FPDIP: Semua Fraksi DPR Sepakat akan Segera Sahkan RUU KUHP

oleh

JAKARTA,REPORTER.ID – Sembilan fraksi DPR RI (PDIP, Gerindra, Golkar, NasDem, PKB, PKS, Demokrat, PAN dan PPP) sudah sepakat terhadap materi RUU KUHP (Kitab Undang-Undang Hukum Pidana) sebagai RUU fenomenal dan komprehensif untuk disahkan sebagai UU. Fenomenal karena RUU KUHP sudah dibahas selama 7 Kepresidenan dan 15 menteri sejak Orde Lama, Orde Baru hingga reformasi ini.

“Ini RUU yang terbaik, fenomenal, universal tapi keindonesiaan, mengakomodir hukum dan kearifan lokal (local wisdom), termasuk hukum adat, bersendikan HAM ala Indonesia, dan RUU ini mengatur masyarakat sejak menikah hingga meninggal dunia. Karenanya, semua fraksi DPR sepakat untuk segera mengesahkannya pada masa sidang ini,” tegas anggota Komisi III DPR RI Arteria Dahlan.

Hal itu disampaikan politisi PDIP itu dalam diskusi “RUU KUHP dan Nasib Hukum Indonesia” bersama Plh Dirjen PP Kemenkumham RI Dhahana Putra, mantan anggota Panja RUU KUHP DPR Fahri Hamzah, dan pakar hukum pidana dari Universitas Trisakti Abdul Fickar Hajar, di Gedung DPR RI, Senayan Jakarta, Selasa (7/6/2022).

Menyinggung 14 isu penting dalam RUU KUHP ini, Arteria mengatakan bahwa semuanya sejalan dengan empat pilar kebangsaan, tetap ada alternatif hukuman seumur hidup sebelum divonis hukuman mati.

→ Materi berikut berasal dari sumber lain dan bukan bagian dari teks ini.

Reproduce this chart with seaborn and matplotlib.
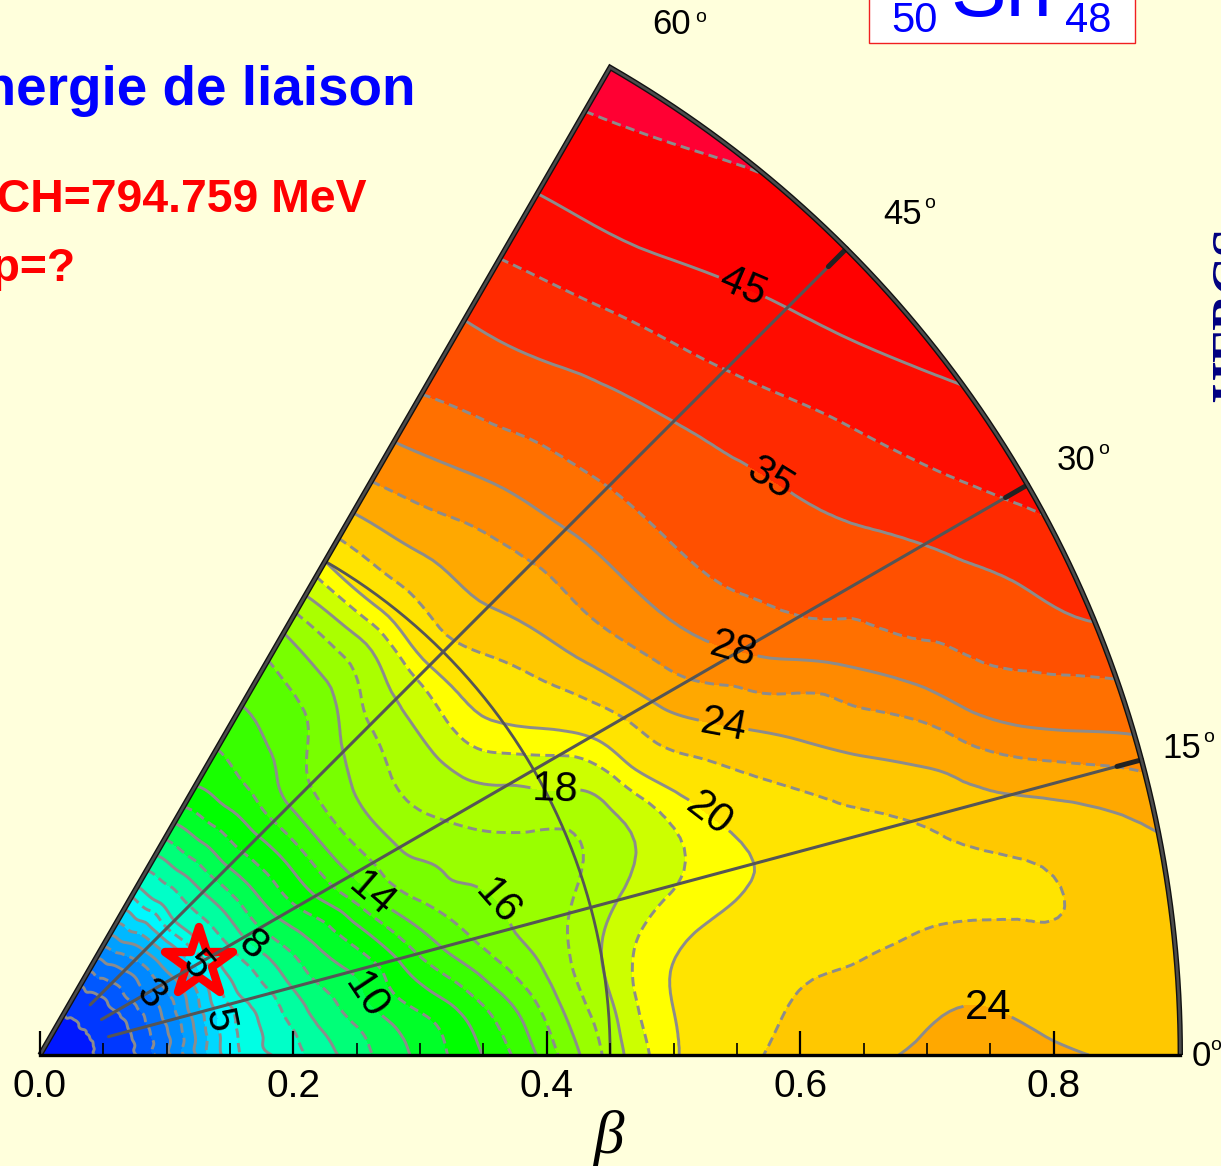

Juga soal santet, penodaan agama, aborsi, praktek dokter harus punya izin, dan lain-lain sehingga tak ada lagi yang abu-abu.

“Soal penghinaan presiden ini delik aduan, yaitu harus presiden sendiri yang mengadukan. Menghina presiden asing saja dipidana, masak presiden sendiri dibiarkan. Kita kan bangsa yang beradab dan bermartabat. Semua ini dipertanggungjawabkan kepada negara dan Tuhan Yang Maha Esa,” jelas Arteria Dahlan.

Dhahana Putra mengakui jika RUU KUHP ini sebagai RUU yang terbaik dan sudah dibahas sejak Orde Baru, atau meliputi tujuh (7) presiden dan lima belas (15) menteri. “Semuanya mengutamakan keadilan untuk masyarakat, ada restoratif justice, agar hakim tidak memutus perkara berdasarkan teks atau bukti-bukti saja. Untuk penghinaan presiden berbeda dengan mengkritik, kritik tidak masalah. RUU KUHP ini hanya batal disahkan pada September 2019 silam,” ujarnya.

Fachri Hamzah juga mendukung agar RUU KUHP ini segera disahkan. Gagalnya pengesahan RUU KUHP pada 2019 silam itu, karena ada tekanan dari masyarakat dan terbongkarnya kasus korupsi di DPR RI, dimana Ketua DPR RI Setya Novanto saat itu ditangkap oleh KPK. “Jadi, sekarang ini harus disahkan, dan Presiden Jokowi akan mendapat dukungan dengan pengesahan RUU KUHP ini,” tambahnya.

Abdul Fickar Hajar hanya berharap pasal-pasal krusial terkait 14 isu penting tersebut diperjelas, agar tidak menjadi peluang atau potensi untuk dijadikan mainan atau hangky-pangky oleh hakim dan penegak hukum yang lain. “Misalnya penghinaan presiden, penyebaran ajaran komunis, marxis, leninisme, dan kalau RUU KUHP ini orientasinya penjara, maka penjara akan terus penuh,” ungkapnya.